Telah menceritakan kepada kami ‘Abdul-A’laa, dari Ma’mar, dari Az-Zuhriy, dari Sa’iid bin Al-Musayyib : Bahwasannya ‘Umar bin Al-Khaththaab dan ‘Utsmaan bin ‘Affaan berkata tentang wanita yang suaminya hilang agar ia menunggu selama empat tahun, dan (setelah itu) menjalani masa ‘iddah selama empat bulan sepuluh hari [Diriwayatkan oleh Ibnu Abi Syaibah 4/2 (9/209-210) no. 16982; shahih].
[4] Riwayatnya adalah:
حَدَّثَنَا أَبُو بَكْرٍ، قَالَ: نَا عَبْدَةُ بْنُ سُلَيْمَانَ، عَنْ سَعِيدٍ، عَنْ جَعْفَرِ بْنِ أَبِي وَحْشِيَّةَ،، عَنْ عمرو بن هرم عن جَابِرِ بْنِ زَيْدٍ، قَالَ: تَذَاكَرَ ابْنُ عَبَّاسٍ، وَابْنُ عُمَرَ امْرَأَةَ الْمَفْقُودِ فَقَالَا جَمِيعًا: " تَرَبَّصُ أَرْبَعَ سِنِينَ، ثُمَّ يُطَلِّقُهَا وَلِيُّ زَوْجِهَا، ثُمَّ تَرَبَّصُ أَرْبَعَةَ أَشْهُرٍ وَعَشْرًا
Telah menceritakan kepada kami ‘Abdah bin Sulaimaan, dari Sa’iid, dari Ja’far bin Abi Wahsyiyyah, dari ‘Amru bin Haram, dari Jaabir bin Zaid, ia berkata : “Ibnu ‘Abbaas dan Ibnu ‘Umar pernah berbincang-bincang mengenai wanita yang suaminya hilang. Mereka berdua berkata : “Ia menunggu selama empat tahun, kemudian wali suaminya menceraikannya. Setelah itu ia menunggu (menjalani masa ‘iddah) selama empat bulan sepuluh hari” [Diriwayatkan oleh Ibnu Abi Syaibah 5/159 (10/93) no. 19058; shahih].

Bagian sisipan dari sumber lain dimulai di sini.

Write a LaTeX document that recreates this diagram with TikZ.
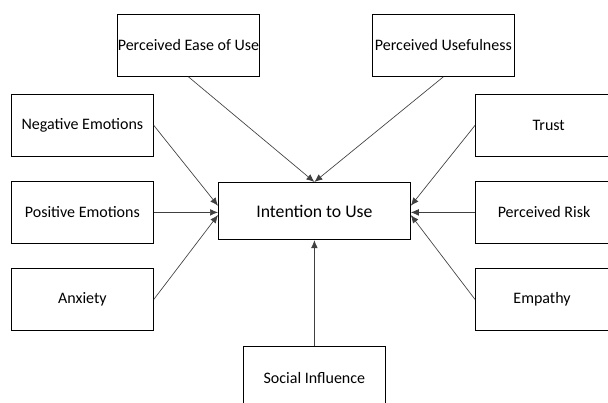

[5] Syaikhul-Islam Ibnu Taimiyyah rahimahullah berkata :
ومن الحقوق الأبضاع، فالواجب الحكم بين الزوجين بما أمر الله ـ تعالى ـ به، من إمساك بمعروف أو تسريح بإحسان. فيجب على كل من الزوجين أن يؤدي إلى الآخر حقوقه، بطيب نفس وانشراح صدر؛ فإن للمرأة على الرجل حقًا في ماله، وهو الصداق والنفقة بالمعروف. وحقًا في بدنه، وهو العشرة و المتعة؛ بحيث لو إلى منها استحقت الفرقة بإجماع المسلمين، وكذلك لو كان مجبوبًا أو عنينًا لا يمكنه جماعها فلها الفرقة؛ ووطؤها واجب عليه عند أكثر العلماء.
“Termasuk di antara hak-hak (yang harus dipenuhi) adalah hubungan intim. Maka wajib hukumnya bagi suami suami istri melaksanakannya sesuai dengan perintah Allah ta’ala, termasuk di antaranya mempergauli atau menceraikannya dengan baik. Wajib pula bagi setiap pasangan suami istri untuk memenuhi haknya satu dengan lainnya dengan ikhlash dan lapang dada. Sesungguhnya bagi seorang wanita mempunyai hak yang harus dipenuhi oleh laki-laki (suaminya) dari harta yang berupa mahar dan nafkah secara ma’ruf, dan hak badan yang berupa jima’ dan bersenang-senang – dimana jika hak-hak tersebut tidak bisa dipenuhi, maka istrinya berhak menuntut cerai berdasarkan ijma’ kaum muslimin. Begitu pula apabila suaminya terpotong kemaluannya atau imponten sehingga tidak memungkinkan untuk berjima’, maka si istri juga berhak menuntut cerai. Hal itu dikarenakan menggauli (menjimai) istri hukumnya wajib menurut kebanyakan ulama” [Majmu’ Al-Fataawaa, 28/383].